A Moment of Silence
A Moment of Silence is a scene exercise in which actors must wait through a long pause before answering each line. The pause forces them to stay present, justify silence through behavior, and listen with more than words. It is less about dead air than about learning how much can still be happening when nobody is speaking.
Structure
Setup
- Put two actors in the playing area.
- The rest of the group sits as the audience.
- The pair can improvise a scene or use a scripted scene they are already rehearsing.
Core Rule
- After one actor speaks, the other waits about ten seconds before responding.
- The actors should not simply count to ten and then say the next line.
- The pause has to feel motivated inside the scene.
What the Actors Are Actually Doing
- While one actor is silent, the scene continues through posture, eye focus, breath, and reaction.
- The pause has to be justified.

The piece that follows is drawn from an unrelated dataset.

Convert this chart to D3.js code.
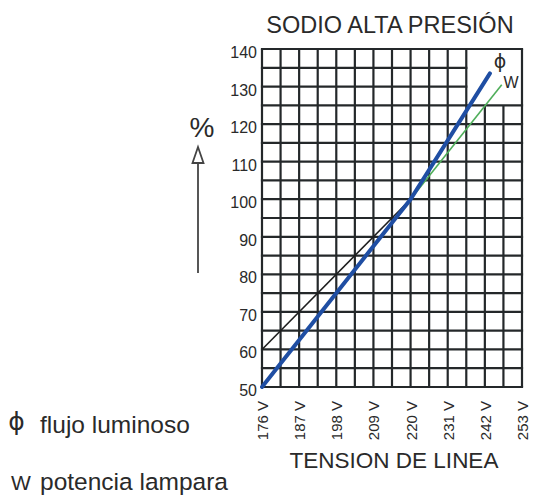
<!DOCTYPE html>
<html>
<head>
<meta charset="utf-8">
<script src="https://cdn.jsdelivr.net/npm/d3@7"></script>
<style>
  body { margin: 0; background: #fff; }
  svg text { font-family: "Liberation Sans", Arial, sans-serif; fill: #2a2a2a; }
  svg text.phi { font-family: "DejaVu Sans", sans-serif; }
</style>
</head>
<body>
<svg id="chart" width="534" height="498"></svg>
<script>
"use strict";

// ==========================
// data
// ==========================
var voltTicks = [176, 187, 198, 209, 220, 231, 242, 253],
    pctTicks = [50, 60, 70, 80, 90, 100, 110, 120, 130, 140];

// flujo luminoso (blue)
var fluxVolt = [176, 220, 243.5],
    fluxPct = [50, 100, 133.5];
// potencia lampara (green)
var powerVolt = [220, 247],
    powerPct = [100, 130.5];
// black reference line
var refVolt = [176, 220],
    refPct = [60, 100];

function zip(xs, ys) {
  return xs.map(function (d, i) { return [d, ys[i]]; });
}

// ==========================
// chart
// ==========================
var svg = d3.select("#chart");

var x = d3.scaleLinear().domain([176, 253]).range([262, 522]),
    y = d3.scaleLinear().domain([50, 140]).range([387, 49]);

var gridColor = "#24282a";

// box with no grid lines, top right (for the Φ / W labels)
var boxV = 236.5, boxP = 125;

var g = svg.append("g");

// vertical grid lines every 5.5 V
d3.range(176, 253.01, 5.5).forEach(function (v) {
  var top = (v > boxV + 0.1 && v < 252.9) ? y(boxP) : y(140);
  g.append("line")
    .attr("x1", x(v)).attr("x2", x(v))
    .attr("y1", top).attr("y2", y(50))
    .attr("stroke", gridColor).attr("stroke-width", 2.2);
});

// horizontal grid lines every 5 %
d3.range(50, 140.01, 5).forEach(function (p) {
  var right = (p > boxP + 0.1 && p < 139.9) ? x(boxV) : x(253);
  g.append("line")
    .attr("x1", x(176) - 1.1).attr("x2", right + 1.1)
    .attr("y1", y(p)).attr("y2", y(p))
    .attr("stroke", gridColor).attr("stroke-width", 2.2);
});

// y tick labels
svg.append("g").selectAll("text").data(pctTicks).enter().append("text")
  .attr("x", 257)
  .attr("y", function (d) { return y(d) + 9; })
  .attr("text-anchor", "end")
  .style("font-size", "16px")
  .text(function (d) { return d; });

// x tick labels (rotated)
svg.append("g").selectAll("text").data(voltTicks).enter().append("text")
  .attr("transform", function (d) { return "translate(" + (x(d) + 6) + ",401) rotate(-90)"; })
  .attr("text-anchor", "end")
  .style("font-size", "15px")
  .text(function (d) { return d + " V"; });

// lines
var line = d3.line()
  .x(function (d) { return x(d[0]); })
  .y(function (d) { return y(d[1]); });

svg.append("path").datum(zip(refVolt, refPct))
  .attr("d", line).attr("fill", "none")
  .attr("stroke", "#1e1e1e").attr("stroke-width", 1.6);

svg.append("path").datum(zip(powerVolt, powerPct))
  .attr("d", line).attr("fill", "none")
  .attr("stroke", "#4fae5a").attr("stroke-width", 1.6);

svg.append("path").datum(zip(fluxVolt, fluxPct))
  .attr("d", line).attr("fill", "none")
  .attr("stroke", "#1f4ea3").attr("stroke-width", 4)
  .attr("stroke-linecap", "round");

// line labels
svg.append("text").attr("class", "phi").attr("x", 500).attr("y", 68)
  .attr("text-anchor", "middle").style("font-size", "19px").text("ɸ");
svg.append("text").attr("x", 511).attr("y", 88)
  .attr("text-anchor", "middle").style("font-size", "16px").text("W");

// titles
svg.append("text").attr("x", 390).attr("y", 33)
  .attr("text-anchor", "middle").style("font-size", "23.5px")
  .text("SODIO ALTA PRESIÓN");

svg.append("text").attr("x", 394).attr("y", 468)
  .attr("text-anchor", "middle").style("font-size", "22.5px")
  .text("TENSION DE LINEA");

// % with arrow
svg.append("text").attr("x", 202).attr("y", 137)
  .attr("text-anchor", "middle").style("font-size", "28px").text("%");

svg.append("line")
  .attr("x1", 198).attr("x2", 198).attr("y1", 163).attr("y2", 273)
  .attr("stroke", "#444").attr("stroke-width", 1.8);
svg.append("path")
  .attr("d", "M198,147 L203.5,163 L192.5,163 Z")
  .attr("fill", "#fff").attr("stroke", "#444").attr("stroke-width", 1.8);

// legend
svg.append("text").attr("class", "phi").attr("x", 16.5).attr("y", 430)
  .attr("text-anchor", "middle").style("font-size", "25px").text("ɸ");
svg.append("text").attr("x", 40).attr("y", 433)
  .style("font-size", "24.5px").text("flujo luminoso");

svg.append("text").attr("x", 21).attr("y", 490)
  .attr("text-anchor", "middle").style("font-size", "21px").text("W");
svg.append("text").attr("x", 40).attr("y", 490)
  .style("font-size", "24.5px").text("potencia lampara");
</script>
</body>
</html>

The actor needs a believable reason to hold the moment.
- Silence becomes part of the acting rather than a gap between lines.
How the Coach Runs It
- Watch for the common drift: actors start shortening the pause once the silence feels uncomfortable.
- When that happens, freeze the scene and clarify who, what, when, where, and why.
- After one pair works, bring up another pair.
- The exercise can be expanded to more than two actors if needed.
Common Variations
- Use Levy's related variation "Pause for Thought," where a clap forces both actors to stop speaking until the next clap.
- Let the coach or another student control the clap so the interruption arrives unpredictably.
- Hold the stop for anywhere from fifteen seconds to a minute before restarting.
How to Teach It
Objectives
- help actors become comfortable inside silence
- train aggressive listening instead of waiting for the next line
- strengthen justification through body language and inner life
How to Explain It
Play the scene normally, but after each line the other actor waits about ten seconds before answering. Do not count in your head and then talk. Stay in the moment and let the silence mean something.
Teaching Notes
- The first coaching problem is almost always speed creep. Once the silence gets uncomfortable, actors shorten it without noticing.
- Freeze the scene when that happens and restate the circumstances of the moment.
- Coach the pause as active behavior, not empty waiting.
- If the actors are only holding still until the next line, the scene loses pressure.
Common Pressure Points
- Actors count mechanically instead of staying connected to the scene.
- The pause gets shorter and shorter once discomfort appears.
- The silence reads as nothing happening because the body does not stay alive.
- The response comes from planning instead of from what the actor actually received.
Notes That Appear Directly in Source Material
- Levy explicitly warns actors not to count from one to ten in their heads.
- The source recommends freezing the scene to clarify who, what, when, where, and why whenever the pauses start collapsing.
- Levy uses the exercise to discuss listening in daily life as well as in scene work, especially the habit of planning a reply instead of fully hearing the other person.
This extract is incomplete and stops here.